◆ **What is required**: Copy the data below exactly.

◆ **Available records**:
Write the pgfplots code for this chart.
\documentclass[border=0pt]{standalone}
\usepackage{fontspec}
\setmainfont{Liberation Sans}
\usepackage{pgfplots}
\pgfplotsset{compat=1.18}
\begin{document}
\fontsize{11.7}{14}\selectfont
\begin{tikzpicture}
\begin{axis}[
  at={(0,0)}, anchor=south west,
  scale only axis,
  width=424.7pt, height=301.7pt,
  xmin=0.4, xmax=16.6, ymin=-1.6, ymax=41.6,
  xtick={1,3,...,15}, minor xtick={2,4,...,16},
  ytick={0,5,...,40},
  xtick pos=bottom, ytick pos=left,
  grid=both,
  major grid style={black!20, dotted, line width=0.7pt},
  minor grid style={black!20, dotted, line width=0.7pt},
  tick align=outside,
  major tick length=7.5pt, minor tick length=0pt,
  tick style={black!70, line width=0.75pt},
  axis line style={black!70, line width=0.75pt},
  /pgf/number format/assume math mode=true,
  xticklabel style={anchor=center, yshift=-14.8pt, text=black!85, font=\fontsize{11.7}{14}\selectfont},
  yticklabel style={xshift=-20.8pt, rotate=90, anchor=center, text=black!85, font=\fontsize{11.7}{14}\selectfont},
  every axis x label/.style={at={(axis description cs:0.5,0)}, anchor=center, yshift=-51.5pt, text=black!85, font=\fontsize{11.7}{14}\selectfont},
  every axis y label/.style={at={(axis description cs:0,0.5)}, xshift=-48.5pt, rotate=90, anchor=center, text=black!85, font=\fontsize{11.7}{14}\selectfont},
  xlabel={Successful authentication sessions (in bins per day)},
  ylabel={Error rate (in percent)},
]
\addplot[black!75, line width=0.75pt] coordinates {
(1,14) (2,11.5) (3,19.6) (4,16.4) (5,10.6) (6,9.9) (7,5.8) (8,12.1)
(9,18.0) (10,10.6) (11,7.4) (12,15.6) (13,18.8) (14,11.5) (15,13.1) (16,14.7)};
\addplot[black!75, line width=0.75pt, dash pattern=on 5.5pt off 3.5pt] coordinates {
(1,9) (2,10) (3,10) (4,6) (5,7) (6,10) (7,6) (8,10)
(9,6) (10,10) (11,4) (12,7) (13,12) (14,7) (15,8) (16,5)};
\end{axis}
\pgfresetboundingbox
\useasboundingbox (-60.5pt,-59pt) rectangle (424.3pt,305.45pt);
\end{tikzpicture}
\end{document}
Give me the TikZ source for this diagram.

◆ **Solution for this task**:
Write the pgfplots code for this chart.
\documentclass[border=0pt]{standalone}
\usepackage{fontspec}
\setmainfont{Liberation Sans}
\usepackage{pgfplots}
\pgfplotsset{compat=1.18}
\begin{document}
\fontsize{11.7}{14}\selectfont
\begin{tikzpicture}
\begin{axis}[
  at={(0,0)}, anchor=south west,
  scale only axis,
  width=424.7pt, height=301.7pt,
  xmin=0.4, xmax=16.6, ymin=-1.6, ymax=41.6,
  xtick={1,3,...,15}, minor xtick={2,4,...,16},
  ytick={0,5,...,40},
  xtick pos=bottom, ytick pos=left,
  grid=both,
  major grid style={black!20, dotted, line width=0.7pt},
  minor grid style={black!20, dotted, line width=0.7pt},
  tick align=outside,
  major tick length=7.5pt, minor tick length=0pt,
  tick style={black!70, line width=0.75pt},
  axis line style={black!70, line width=0.75pt},
  /pgf/number format/assume math mode=true,
  xticklabel style={anchor=center, yshift=-14.8pt, text=black!85, font=\fontsize{11.7}{14}\selectfont},
  yticklabel style={xshift=-20.8pt, rotate=90, anchor=center, text=black!85, font=\fontsize{11.7}{14}\selectfont},
  every axis x label/.style={at={(axis description cs:0.5,0)}, anchor=center, yshift=-51.5pt, text=black!85, font=\fontsize{11.7}{14}\selectfont},
  every axis y label/.style={at={(axis description cs:0,0.5)}, xshift=-48.5pt, rotate=90, anchor=center, text=black!85, font=\fontsize{11.7}{14}\selectfont},
  xlabel={Successful authentication sessions (in bins per day)},
  ylabel={Error rate (in percent)},
]
\addplot[black!75, line width=0.75pt] coordinates {
(1,14) (2,11.5) (3,19.6) (4,16.4) (5,10.6) (6,9.9) (7,5.8) (8,12.1)
(9,18.0) (10,10.6) (11,7.4) (12,15.6) (13,18.8) (14,11.5) (15,13.1) (16,14.7)};
\addplot[black!75, line width=0.75pt, dash pattern=on 5.5pt off 3.5pt] coordinates {
(1,9) (2,10) (3,10) (4,6) (5,7) (6,10) (7,6) (8,10)
(9,6) (10,10) (11,4) (12,7) (13,12) (14,7) (15,8) (16,5)};
\end{axis}
\pgfresetboundingbox
\useasboundingbox (-60.5pt,-59pt) rectangle (424.3pt,305.45pt);
\end{tikzpicture}
\end{document}
Give me the TikZ source for this diagram.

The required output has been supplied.